--- To do ---
The records that follow are to be transcribed in full, without their images.

------------

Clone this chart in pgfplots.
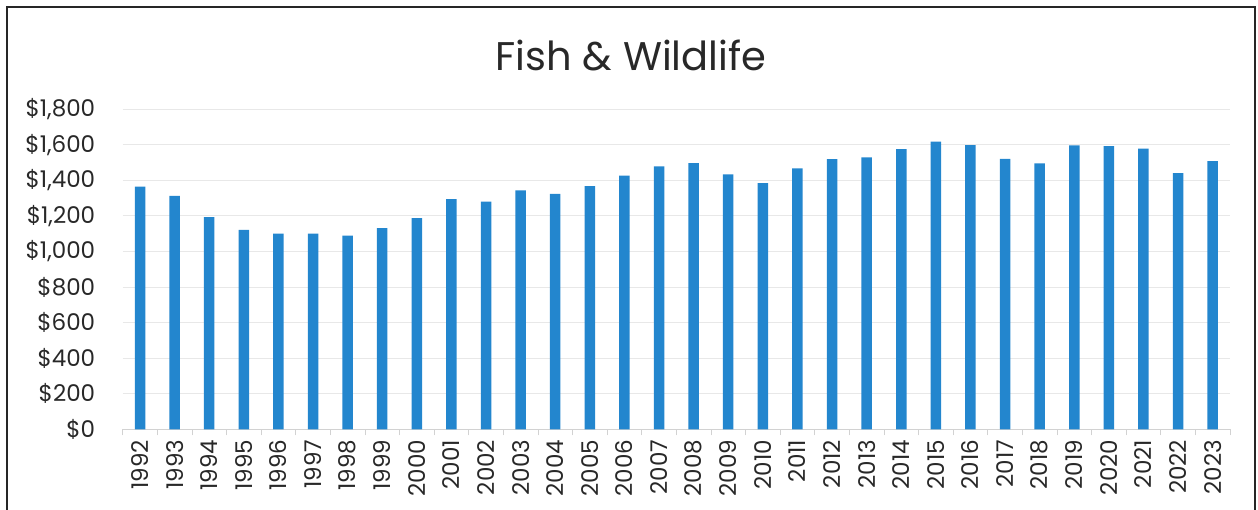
\documentclass[border=0pt]{standalone}
\usepackage{pgfplots}
\pgfplotsset{compat=1.18}
\usepackage{fontspec}
\setmainfont{Poppins}
\definecolor{barblue}{RGB}{35,134,206}
\definecolor{txt}{RGB}{40,40,40}
\begin{document}
\begin{tikzpicture}
\useasboundingbox (0,0) rectangle (1258pt,509pt);
\begin{scope}
\clip (0,0) rectangle (1258pt,509pt);
\draw[line width=2pt, black!85] (7pt,-5pt) -- (7pt,502pt) -- (1255pt,502pt) -- (1255pt,-5pt);
\end{scope}
\node[font=\fontsize{40}{48}\selectfont, text=txt] at (631pt,454pt) {Fish \& Wildlife};
\begin{axis}[
  at={(122.7pt,79.7pt)}, anchor=south west, scale only axis,
  width=1107.3pt, height=320.3pt,
  ybar, bar width=10.5pt,
  ymin=0, ymax=1800, xmin=-0.5, xmax=31.5,
  axis lines*=left,
  y axis line style={draw=none},
  x axis line style={draw=gray!35, line width=0.8pt},
  ymajorgrids, grid style={gray!18, line width=0.8pt},
  ytick={0,200,400,600,800,1000,1200,1400,1600,1800},
  yticklabels={{\$0},{\$200},{\$400},{\$600},{\$800},{\$1,000},{\$1,200},{\$1,400},{\$1,600},{\$1,800}},
  yticklabel style={font=\fontsize{23}{27}\selectfont, text=txt, anchor=east, xshift=-24pt},
  major tick length=0pt,
  xtick={0,...,31},
  xticklabels={1992,1993,1994,1995,1996,1997,1998,1999,2000,2001,2002,2003,2004,2005,2006,2007,2008,2009,2010,2011,2012,2013,2014,2015,2016,2017,2018,2019,2020,2021,2022,2023},
  xticklabel style={font=\fontsize{23}{27}\selectfont, text=txt, rotate=90, anchor=east, xshift=-7pt},
  minor xtick={-0.5,0.5,...,31.5},
  minor tick length=6pt, tick align=outside,
  minor tick style={draw=gray!35, line width=0.8pt},
  clip=false,
]
\addplot[fill=barblue, draw=none] coordinates {
(0,1364) (1,1312) (2,1192) (3,1121) (4,1100) (5,1100) (6,1089) (7,1130)
(8,1187) (9,1294) (10,1280) (11,1342) (12,1323) (13,1367) (14,1425) (15,1477)
(16,1496) (17,1432) (18,1384) (19,1466) (20,1519) (21,1528) (22,1575) (23,1616)
(24,1597) (25,1520) (26,1494) (27,1595) (28,1592) (29,1577) (30,1440) (31,1507)
};
\end{axis}
\end{tikzpicture}
\end{document}
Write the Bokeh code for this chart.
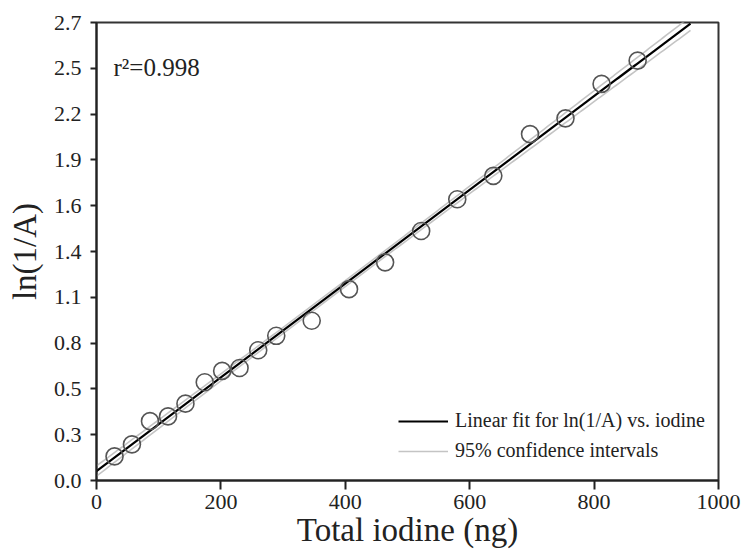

------------

--- Completed task ---
Clone this chart in pgfplots.
\documentclass[border=0pt]{standalone}
\usepackage{pgfplots}
\pgfplotsset{compat=1.18}
\usepackage{fontspec}
\setmainfont{Poppins}
\definecolor{barblue}{RGB}{35,134,206}
\definecolor{txt}{RGB}{40,40,40}
\begin{document}
\begin{tikzpicture}
\useasboundingbox (0,0) rectangle (1258pt,509pt);
\begin{scope}
\clip (0,0) rectangle (1258pt,509pt);
\draw[line width=2pt, black!85] (7pt,-5pt) -- (7pt,502pt) -- (1255pt,502pt) -- (1255pt,-5pt);
\end{scope}
\node[font=\fontsize{40}{48}\selectfont, text=txt] at (631pt,454pt) {Fish \& Wildlife};
\begin{axis}[
  at={(122.7pt,79.7pt)}, anchor=south west, scale only axis,
  width=1107.3pt, height=320.3pt,
  ybar, bar width=10.5pt,
  ymin=0, ymax=1800, xmin=-0.5, xmax=31.5,
  axis lines*=left,
  y axis line style={draw=none},
  x axis line style={draw=gray!35, line width=0.8pt},
  ymajorgrids, grid style={gray!18, line width=0.8pt},
  ytick={0,200,400,600,800,1000,1200,1400,1600,1800},
  yticklabels={{\$0},{\$200},{\$400},{\$600},{\$800},{\$1,000},{\$1,200},{\$1,400},{\$1,600},{\$1,800}},
  yticklabel style={font=\fontsize{23}{27}\selectfont, text=txt, anchor=east, xshift=-24pt},
  major tick length=0pt,
  xtick={0,...,31},
  xticklabels={1992,1993,1994,1995,1996,1997,1998,1999,2000,2001,2002,2003,2004,2005,2006,2007,2008,2009,2010,2011,2012,2013,2014,2015,2016,2017,2018,2019,2020,2021,2022,2023},
  xticklabel style={font=\fontsize{23}{27}\selectfont, text=txt, rotate=90, anchor=east, xshift=-7pt},
  minor xtick={-0.5,0.5,...,31.5},
  minor tick length=6pt, tick align=outside,
  minor tick style={draw=gray!35, line width=0.8pt},
  clip=false,
]
\addplot[fill=barblue, draw=none] coordinates {
(0,1364) (1,1312) (2,1192) (3,1121) (4,1100) (5,1100) (6,1089) (7,1130)
(8,1187) (9,1294) (10,1280) (11,1342) (12,1323) (13,1367) (14,1425) (15,1477)
(16,1496) (17,1432) (18,1384) (19,1466) (20,1519) (21,1528) (22,1575) (23,1616)
(24,1597) (25,1520) (26,1494) (27,1595) (28,1592) (29,1577) (30,1440) (31,1507)
};
\end{axis}
\end{tikzpicture}
\end{document}
Write the Bokeh code for this chart.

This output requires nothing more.